Doch auch ganz alltägliche Dinge würde ich aufnehmen: Z.B. Telefonzellen, die noch in meiner Kindheit ganz selbstverständlich zum Leben gehört haben. Oder Kinos mit frivolen Filmchen, die sind heute dank der ständigen Verfügbarkeit im Internet ebenso von der Bildfläche verschwunden wie Dampflokomotiven. Eine Sonderecke würde ich der Tupperware gönnen: Noch vorhanden, aber bereits angezählt. Ihr Aktienkurs ist komplett eingebrochen.

Manche Leute meinen, dass angesichts der unfassbar hohen Austrittszahlen auch die Kirche einen Platz in meiner exquisiten Ausstellung finden könnte, direkt neben der Tupperware: Noch vorhanden. Betonung auf: Noch. Auch mir scheint es unwahrscheinlich, dass es in fünfzig Jahren die Kirchen in ihrer jetzigen Form als Volkskirche mit flächendeckenden Versorgungsstrukturen noch so gibt. Noch unwahrscheinlicher finde ich aber die Vorstellung, dass es gar keine Kirche mehr gibt. Denn zum Wesen des Christentums gehört es, dass es immer neue Formen gefunden hat, die zu seinem Inhalt gepasst haben. Kirche ist in ihrer Form nicht so festgelegt wie eine Tupperdose. Wir sind heute zum Beispiel weit entfernt von den Katakomben, in denen die ersten Christen Gottesdienste gefeiert haben, ebenso aber auch vom Heiligen Römischen Reich deutscher Nation. Kirche ist nicht statisch, sondern lebt von Beziehungen, von den Menschen, die sich in ihr und für sie engagieren. Ich meine, dass sie deswegen eine Zukunft hat und auch für zukünftige Gesellschaften von Interesse und Relevanz sein wird.

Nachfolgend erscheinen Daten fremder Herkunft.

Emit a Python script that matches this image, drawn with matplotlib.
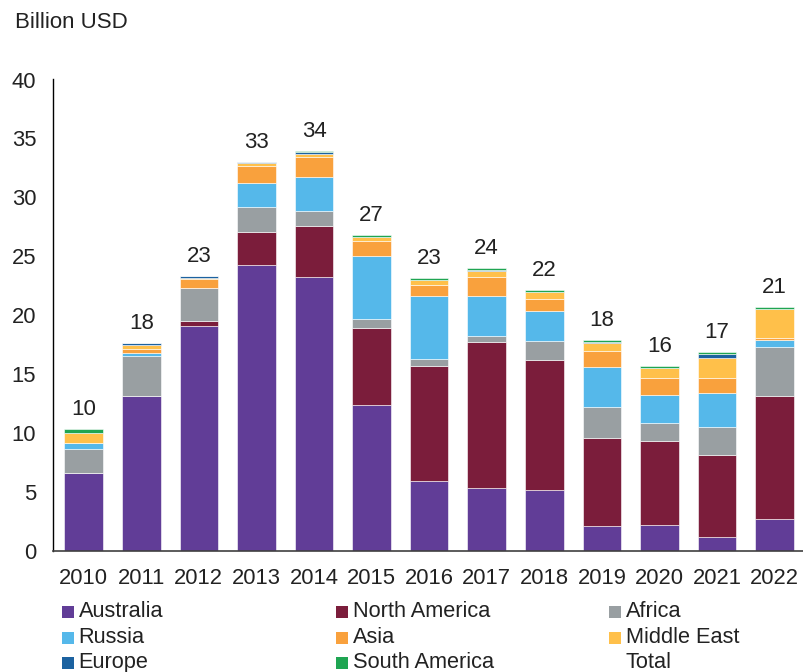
import matplotlib
matplotlib.use('Agg')
import matplotlib.pyplot as plt
from matplotlib.patches import Rectangle
import numpy as np

plt.rcParams['font.family'] = ['Liberation Sans', 'DejaVu Sans']

# Investment by region, billion USD
years = ['2010', '2011', '2012', '2013', '2014', '2015', '2016',
         '2017', '2018', '2019', '2020', '2021', '2022']
australia = [6.64, 13.17, 19.08, 24.23, 23.24, 12.38, 5.94, 5.37, 5.15, 2.09, 2.18, 1.16, 2.69]
north_america = [0, 0, 0.43, 2.80, 4.35, 6.56, 9.73, 12.38, 11.08, 7.47, 7.15, 7.01, 10.48]
africa = [1.99, 3.40, 2.82, 2.12, 1.22, 0.71, 0.59, 0.51, 1.56, 2.63, 1.50, 2.35, 4.13]
russia = [0.56, 0.25, 0, 2.09, 2.91, 5.40, 5.39, 3.39, 2.57, 3.39, 2.38, 2.91, 0.60]
asia = [0, 0.28, 0.77, 1.44, 1.72, 1.27, 0.94, 1.62, 1.01, 1.38, 1.46, 1.24, 0.17]
middle_east = [0.79, 0.40, 0.08, 0.20, 0.23, 0.28, 0.40, 0.45, 0.60, 0.68, 0.85, 1.70, 2.48]
europe = [0, 0.17, 0.12, 0.14, 0.15, 0, 0, 0.14, 0, 0.11, 0, 0.34, 0]
south_america = [0.39, 0, 0, 0, 0.13, 0.18, 0.19, 0.14, 0.17, 0.15, 0.17, 0.17, 0.17]

series = [
    ('Australia', australia, '#613D97'),
    ('North America', north_america, '#7B1D3B'),
    ('Africa', africa, '#999FA2'),
    ('Russia', russia, '#55B8EA'),
    ('Asia', asia, '#F9A13D'),
    ('Middle East', middle_east, '#FFC04A'),
    ('Europe', europe, '#1C62A0'),
    ('South America', south_america, '#1FA552'),
]

W, H = 804, 672
fig = plt.figure(figsize=(W / 100, H / 100), dpi=100)
ax = fig.add_axes([53 / W, (H - 551) / H, (W - 53) / W, (551 - 79.5) / H])

x = np.arange(len(years))
bottom = np.zeros(len(years))
for name, vals, col in series:
    vals = np.array(vals)
    ax.bar(x, vals, width=0.67, bottom=bottom, color=col,
           edgecolor='white', linewidth=0.4, label=name)
    bottom += vals

total = bottom
for xi, t in zip(x, total):
    ax.annotate(f"{t:.0f}", (xi, t), xytext=(0, 10), textcoords='offset points',
                ha='center', va='baseline', fontsize=16, color='#222222')

ax.set_xlim(-0.533, 12.51)
ax.set_ylim(0, 40)
ax.set_yticks(range(0, 41, 5))
ax.set_xticks(x)
ax.set_xticklabels(years)
ax.tick_params(axis='both', length=0, labelsize=15.8, labelcolor='#222222')
ax.tick_params(axis='y', pad=12)
ax.tick_params(axis='x', pad=12.5)
for s in ['top', 'right']:
    ax.spines[s].set_visible(False)
ax.spines['left'].set_color('#000000')
ax.spines['left'].set_linewidth(1.0)
ax.spines['bottom'].set_color('#404040')
ax.spines['bottom'].set_linewidth(1.2)

fig.text(15 / W, 1 - 22.5 / H, 'Billion USD', fontsize=16, va='center',
         ha='left', color='#222222')

# legend laid out in three columns, row by row
legend_items = [(name, col) for name, _, col in series] + [('Total', None)]
marker_x = [62, 336, 609]
text_x = [78.5, 353, 625.5]
row_y = [611.5, 637.5, 662.5]
for i, (name, col) in enumerate(legend_items):
    r, c = divmod(i, 3)
    if col is not None:
        fig.patches.append(Rectangle((marker_x[c] / W, 1 - (row_y[r] + 6) / H),
                                     12 / W, 12 / H, transform=fig.transFigure,
                                     facecolor=col, edgecolor='none'))
    fig.text(text_x[c] / W, 1 - row_y[r] / H, name, fontsize=15.7,
             va='center', ha='left', color='#222222')

fig.savefig('out.png', dpi=100, facecolor='white')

Und wenn nicht? Ephesus und seine zerborstenen Säulen lehren mich Gelassenheit. Was zu starr ist, zerbricht eben. Was in Beziehung lebt, bleibt. Ich bin mir ziemlich sicher, dass die Bibel auch in 2000 Jahren noch von Menschen gelesen wird, die sich von ihrer Botschaft faszinieren lassen. Und letztlich liegt die Angelegenheit, jedenfalls aus christlicher Perspektive, nicht in Menschen- sondern in Gottes Hand. Da weiß ich sie gut aufgehoben.